Problem:
Every record must be transcribed in its entirety, apart from the images, which are to be omitted.

Data provided:
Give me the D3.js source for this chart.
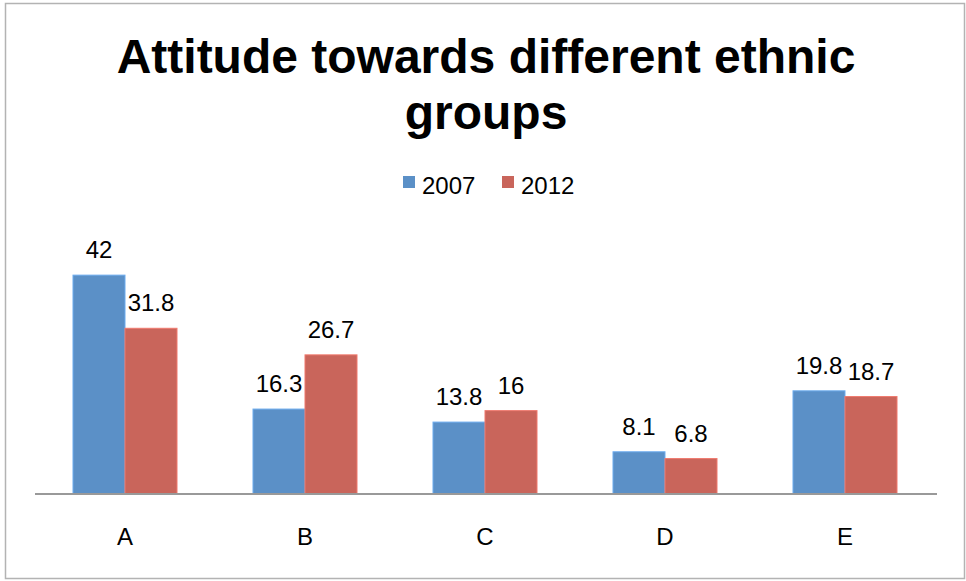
<!DOCTYPE html>
<html>
<head>
<meta charset="utf-8">
<script src="https://cdn.jsdelivr.net/npm/d3@7"></script>
<style>
  html, body { margin: 0; padding: 0; background: #fff; }
  svg { display: block; font-family: Arial, "Liberation Sans", Helvetica, sans-serif; }
</style>
</head>
<body>
<svg id="chart" width="966" height="581"></svg>
<script>
// Attitude scores per ethnic group, two survey years
const categories = ["A", "B", "C", "D", "E"];
const seriesNames = ["2007", "2012"];
const values2007 = [42, 16.3, 13.8, 8.1, 19.8];
const values2012 = [31.8, 26.7, 16, 6.8, 18.7];
const seriesColors = ["#5B90C7", "#C9655B"];
const titleLines = ["Attitude towards different ethnic", "groups"];

const svg = d3.select("#chart");

// outer chart frame
svg.append("rect")
  .attr("x", 5.5).attr("y", 3.5)
  .attr("width", 959).attr("height", 575)
  .attr("fill", "#fff")
  .attr("stroke", "#b3b3b3")
  .attr("stroke-width", 1.5);

const plot = { left: 35, right: 935, axisEnd: 937, top: 259.5, bottom: 494 };

const x0 = d3.scaleBand()
  .domain(categories)
  .range([plot.left, plot.right])
  .paddingInner(0.4222)
  .paddingOuter(0.2111);

const x1 = d3.scaleBand()
  .domain(seriesNames)
  .range([0, x0.bandwidth()]);

const y = d3.scaleLinear()
  .domain([0, 45])
  .range([plot.bottom, plot.top]);

const rows = categories.map((c, i) => ({
  category: c,
  values: [
    { series: seriesNames[0], value: values2007[i], color: seriesColors[0] },
    { series: seriesNames[1], value: values2012[i], color: seriesColors[1] }
  ]
}));

// title
svg.append("g").selectAll("text")
  .data(titleLines)
  .join("text")
  .attr("x", 486)
  .attr("y", (d, i) => 73 + i * 56)
  .attr("text-anchor", "middle")
  .attr("font-size", 48)
  .attr("font-weight", "bold")
  .attr("fill", "#000")
  .text(d => d);

// legend
const legend = svg.append("g");
const legendItems = [
  { name: seriesNames[0], color: seriesColors[0], x: 403 },
  { name: seriesNames[1], color: seriesColors[1], x: 502 }
];
legendItems.forEach(it => {
  legend.append("rect")
    .attr("x", it.x).attr("y", 176)
    .attr("width", 12).attr("height", 12)
    .attr("fill", it.color);
  legend.append("text")
    .attr("x", it.x + 19).attr("y", 194)
    .attr("font-size", 24)
    .attr("fill", "#000")
    .text(it.name);
});

// bars
const groups = svg.append("g").selectAll("g")
  .data(rows)
  .join("g")
  .attr("transform", d => `translate(${x0(d.category)},0)`);

groups.selectAll("rect")
  .data(d => d.values)
  .join("rect")
  .attr("x", d => x1(d.series))
  .attr("y", d => y(d.value))
  .attr("width", x1.bandwidth())
  .attr("height", d => y(0) - y(d.value))
  .attr("fill", d => d.color)
  .attr("stroke", d => d3.color(d.color).brighter(0.5))
  .attr("stroke-width", 1);

// value labels
groups.selectAll("text")
  .data(d => d.values)
  .join("text")
  .attr("x", d => x1(d.series) + x1.bandwidth() / 2)
  .attr("y", d => y(d.value) - 17)
  .attr("text-anchor", "middle")
  .attr("font-size", 24)
  .attr("fill", "#000")
  .text(d => d.value);

// category axis
const xAxis = svg.append("g")
  .attr("transform", `translate(0,${plot.bottom})`)
  .call(d3.axisBottom(x0).tickSize(0).tickPadding(34));
xAxis.select(".domain")
  .attr("d", `M${plot.left},0H${plot.axisEnd}`)
  .attr("stroke", "#999")
  .attr("stroke-width", 2);
xAxis.selectAll("text")
  .attr("font-size", 24)
  .attr("font-family", "Arial, 'Liberation Sans', Helvetica, sans-serif")
  .attr("fill", "#000");
</script>
</body>
</html>
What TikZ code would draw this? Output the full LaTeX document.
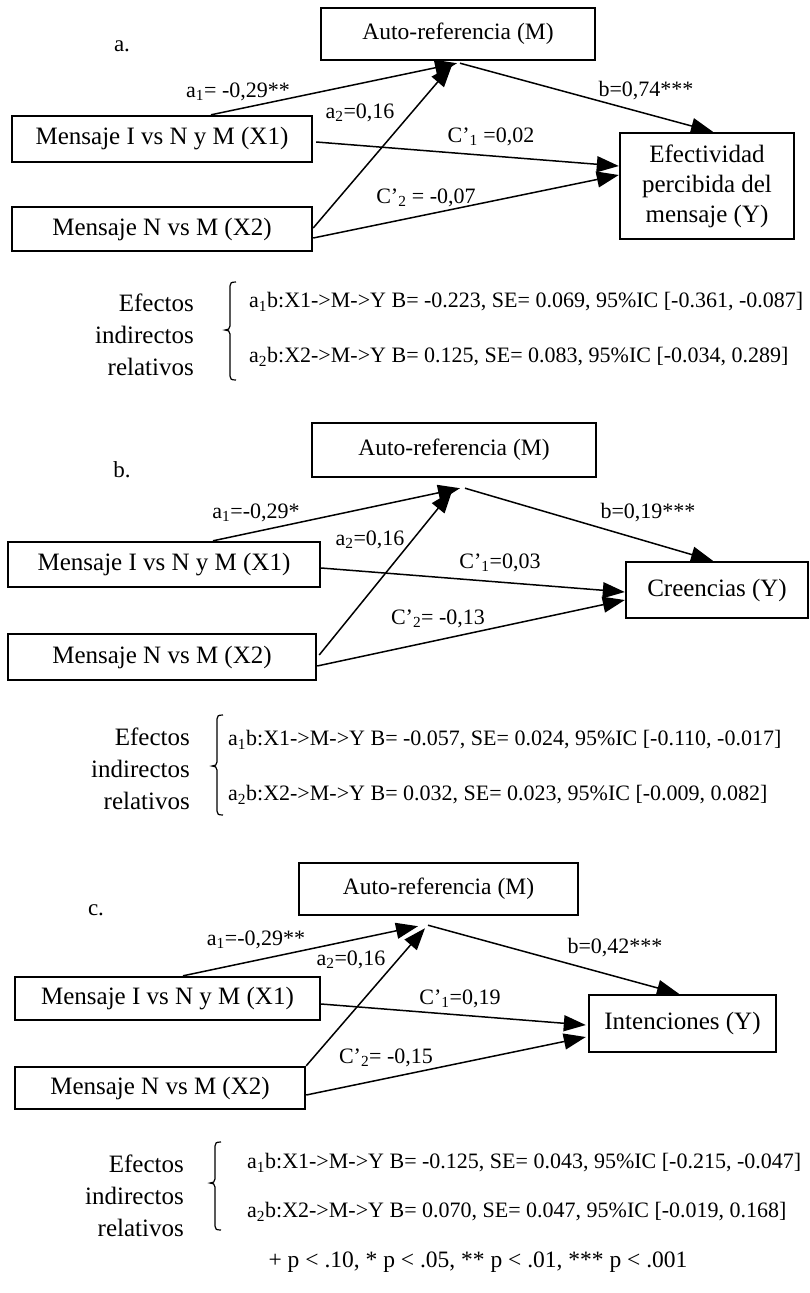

Exercise output:
Give me the D3.js source for this chart.
<!DOCTYPE html>
<html>
<head>
<meta charset="utf-8">
<script src="https://cdn.jsdelivr.net/npm/d3@7"></script>
<style>
  html, body { margin: 0; padding: 0; background: #fff; }
  svg { display: block; font-family: Arial, "Liberation Sans", Helvetica, sans-serif; }
</style>
</head>
<body>
<svg id="chart" width="966" height="581"></svg>
<script>
// Attitude scores per ethnic group, two survey years
const categories = ["A", "B", "C", "D", "E"];
const seriesNames = ["2007", "2012"];
const values2007 = [42, 16.3, 13.8, 8.1, 19.8];
const values2012 = [31.8, 26.7, 16, 6.8, 18.7];
const seriesColors = ["#5B90C7", "#C9655B"];
const titleLines = ["Attitude towards different ethnic", "groups"];

const svg = d3.select("#chart");

// outer chart frame
svg.append("rect")
  .attr("x", 5.5).attr("y", 3.5)
  .attr("width", 959).attr("height", 575)
  .attr("fill", "#fff")
  .attr("stroke", "#b3b3b3")
  .attr("stroke-width", 1.5);

const plot = { left: 35, right: 935, axisEnd: 937, top: 259.5, bottom: 494 };

const x0 = d3.scaleBand()
  .domain(categories)
  .range([plot.left, plot.right])
  .paddingInner(0.4222)
  .paddingOuter(0.2111);

const x1 = d3.scaleBand()
  .domain(seriesNames)
  .range([0, x0.bandwidth()]);

const y = d3.scaleLinear()
  .domain([0, 45])
  .range([plot.bottom, plot.top]);

const rows = categories.map((c, i) => ({
  category: c,
  values: [
    { series: seriesNames[0], value: values2007[i], color: seriesColors[0] },
    { series: seriesNames[1], value: values2012[i], color: seriesColors[1] }
  ]
}));

// title
svg.append("g").selectAll("text")
  .data(titleLines)
  .join("text")
  .attr("x", 486)
  .attr("y", (d, i) => 73 + i * 56)
  .attr("text-anchor", "middle")
  .attr("font-size", 48)
  .attr("font-weight", "bold")
  .attr("fill", "#000")
  .text(d => d);

// legend
const legend = svg.append("g");
const legendItems = [
  { name: seriesNames[0], color: seriesColors[0], x: 403 },
  { name: seriesNames[1], color: seriesColors[1], x: 502 }
];
legendItems.forEach(it => {
  legend.append("rect")
    .attr("x", it.x).attr("y", 176)
    .attr("width", 12).attr("height", 12)
    .attr("fill", it.color);
  legend.append("text")
    .attr("x", it.x + 19).attr("y", 194)
    .attr("font-size", 24)
    .attr("fill", "#000")
    .text(it.name);
});

// bars
const groups = svg.append("g").selectAll("g")
  .data(rows)
  .join("g")
  .attr("transform", d => `translate(${x0(d.category)},0)`);

groups.selectAll("rect")
  .data(d => d.values)
  .join("rect")
  .attr("x", d => x1(d.series))
  .attr("y", d => y(d.value))
  .attr("width", x1.bandwidth())
  .attr("height", d => y(0) - y(d.value))
  .attr("fill", d => d.color)
  .attr("stroke", d => d3.color(d.color).brighter(0.5))
  .attr("stroke-width", 1);

// value labels
groups.selectAll("text")
  .data(d => d.values)
  .join("text")
  .attr("x", d => x1(d.series) + x1.bandwidth() / 2)
  .attr("y", d => y(d.value) - 17)
  .attr("text-anchor", "middle")
  .attr("font-size", 24)
  .attr("fill", "#000")
  .text(d => d.value);

// category axis
const xAxis = svg.append("g")
  .attr("transform", `translate(0,${plot.bottom})`)
  .call(d3.axisBottom(x0).tickSize(0).tickPadding(34));
xAxis.select(".domain")
  .attr("d", `M${plot.left},0H${plot.axisEnd}`)
  .attr("stroke", "#999")
  .attr("stroke-width", 2);
xAxis.selectAll("text")
  .attr("font-size", 24)
  .attr("font-family", "Arial, 'Liberation Sans', Helvetica, sans-serif")
  .attr("fill", "#000");
</script>
</body>
</html>
What TikZ code would draw this? Output the full LaTeX document.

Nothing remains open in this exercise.